··· INFORMATION PROVIDED ···
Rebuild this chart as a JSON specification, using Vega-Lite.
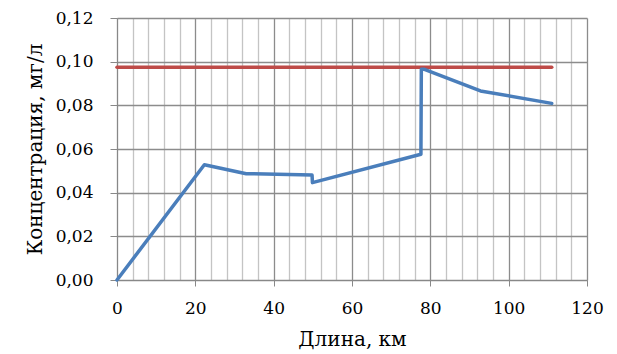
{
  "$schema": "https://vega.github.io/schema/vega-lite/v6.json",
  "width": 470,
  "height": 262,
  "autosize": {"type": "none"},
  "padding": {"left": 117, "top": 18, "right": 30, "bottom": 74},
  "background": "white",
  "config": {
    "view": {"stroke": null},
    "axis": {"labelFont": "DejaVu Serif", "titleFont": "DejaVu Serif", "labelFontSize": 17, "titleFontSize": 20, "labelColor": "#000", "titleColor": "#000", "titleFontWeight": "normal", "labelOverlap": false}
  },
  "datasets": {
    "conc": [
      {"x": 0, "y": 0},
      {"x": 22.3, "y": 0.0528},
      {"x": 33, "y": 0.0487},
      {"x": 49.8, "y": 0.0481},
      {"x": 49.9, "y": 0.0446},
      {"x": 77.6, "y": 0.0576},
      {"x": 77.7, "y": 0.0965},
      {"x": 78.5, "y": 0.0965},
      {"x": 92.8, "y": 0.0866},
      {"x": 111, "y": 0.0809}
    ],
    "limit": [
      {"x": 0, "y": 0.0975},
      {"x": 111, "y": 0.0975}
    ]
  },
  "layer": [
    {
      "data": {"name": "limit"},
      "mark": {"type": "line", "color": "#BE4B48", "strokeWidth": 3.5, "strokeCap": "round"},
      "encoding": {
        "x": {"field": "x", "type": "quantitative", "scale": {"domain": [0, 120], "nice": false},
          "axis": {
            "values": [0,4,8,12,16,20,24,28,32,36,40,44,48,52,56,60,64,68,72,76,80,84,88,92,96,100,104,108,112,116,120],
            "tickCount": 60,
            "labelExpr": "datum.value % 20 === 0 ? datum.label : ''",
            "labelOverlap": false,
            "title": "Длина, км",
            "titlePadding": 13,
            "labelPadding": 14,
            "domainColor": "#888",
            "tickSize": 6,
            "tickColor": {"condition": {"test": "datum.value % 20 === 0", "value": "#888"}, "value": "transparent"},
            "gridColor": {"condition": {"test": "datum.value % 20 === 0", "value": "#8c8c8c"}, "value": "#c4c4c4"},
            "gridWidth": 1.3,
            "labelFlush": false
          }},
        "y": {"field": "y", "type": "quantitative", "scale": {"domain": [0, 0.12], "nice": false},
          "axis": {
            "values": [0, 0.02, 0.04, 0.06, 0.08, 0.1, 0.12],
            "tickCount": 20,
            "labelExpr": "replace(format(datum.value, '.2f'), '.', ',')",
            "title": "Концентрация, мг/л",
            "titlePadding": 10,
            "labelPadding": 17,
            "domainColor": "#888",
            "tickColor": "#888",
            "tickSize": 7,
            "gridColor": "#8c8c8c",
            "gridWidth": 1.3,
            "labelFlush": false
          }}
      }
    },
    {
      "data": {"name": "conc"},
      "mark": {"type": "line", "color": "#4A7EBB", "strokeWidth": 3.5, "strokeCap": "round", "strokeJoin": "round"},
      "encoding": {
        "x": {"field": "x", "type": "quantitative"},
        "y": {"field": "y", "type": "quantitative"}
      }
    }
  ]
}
···
> _WHAT IS REQUIRED_
Each line of the data is to be duplicated exactly; pictures stay out of the copy.

> _ANSWER TO THE EXERCISE_
Rebuild this chart as a JSON specification, using Vega-Lite.
{
  "$schema": "https://vega.github.io/schema/vega-lite/v6.json",
  "width": 470,
  "height": 262,
  "autosize": {"type": "none"},
  "padding": {"left": 117, "top": 18, "right": 30, "bottom": 74},
  "background": "white",
  "config": {
    "view": {"stroke": null},
    "axis": {"labelFont": "DejaVu Serif", "titleFont": "DejaVu Serif", "labelFontSize": 17, "titleFontSize": 20, "labelColor": "#000", "titleColor": "#000", "titleFontWeight": "normal", "labelOverlap": false}
  },
  "datasets": {
    "conc": [
      {"x": 0, "y": 0},
      {"x": 22.3, "y": 0.0528},
      {"x": 33, "y": 0.0487},
      {"x": 49.8, "y": 0.0481},
      {"x": 49.9, "y": 0.0446},
      {"x": 77.6, "y": 0.0576},
      {"x": 77.7, "y": 0.0965},
      {"x": 78.5, "y": 0.0965},
      {"x": 92.8, "y": 0.0866},
      {"x": 111, "y": 0.0809}
    ],
    "limit": [
      {"x": 0, "y": 0.0975},
      {"x": 111, "y": 0.0975}
    ]
  },
  "layer": [
    {
      "data": {"name": "limit"},
      "mark": {"type": "line", "color": "#BE4B48", "strokeWidth": 3.5, "strokeCap": "round"},
      "encoding": {
        "x": {"field": "x", "type": "quantitative", "scale": {"domain": [0, 120], "nice": false},
          "axis": {
            "values": [0,4,8,12,16,20,24,28,32,36,40,44,48,52,56,60,64,68,72,76,80,84,88,92,96,100,104,108,112,116,120],
            "tickCount": 60,
            "labelExpr": "datum.value % 20 === 0 ? datum.label : ''",
            "labelOverlap": false,
            "title": "Длина, км",
            "titlePadding": 13,
            "labelPadding": 14,
            "domainColor": "#888",
            "tickSize": 6,
            "tickColor": {"condition": {"test": "datum.value % 20 === 0", "value": "#888"}, "value": "transparent"},
            "gridColor": {"condition": {"test": "datum.value % 20 === 0", "value": "#8c8c8c"}, "value": "#c4c4c4"},
            "gridWidth": 1.3,
            "labelFlush": false
          }},
        "y": {"field": "y", "type": "quantitative", "scale": {"domain": [0, 0.12], "nice": false},
          "axis": {
            "values": [0, 0.02, 0.04, 0.06, 0.08, 0.1, 0.12],
            "tickCount": 20,
            "labelExpr": "replace(format(datum.value, '.2f'), '.', ',')",
            "title": "Концентрация, мг/л",
            "titlePadding": 10,
            "labelPadding": 17,
            "domainColor": "#888",
            "tickColor": "#888",
            "tickSize": 7,
            "gridColor": "#8c8c8c",
            "gridWidth": 1.3,
            "labelFlush": false
          }}
      }
    },
    {
      "data": {"name": "conc"},
      "mark": {"type": "line", "color": "#4A7EBB", "strokeWidth": 3.5, "strokeCap": "round", "strokeJoin": "round"},
      "encoding": {
        "x": {"field": "x", "type": "quantitative"},
        "y": {"field": "y", "type": "quantitative"}
      }
    }
  ]
}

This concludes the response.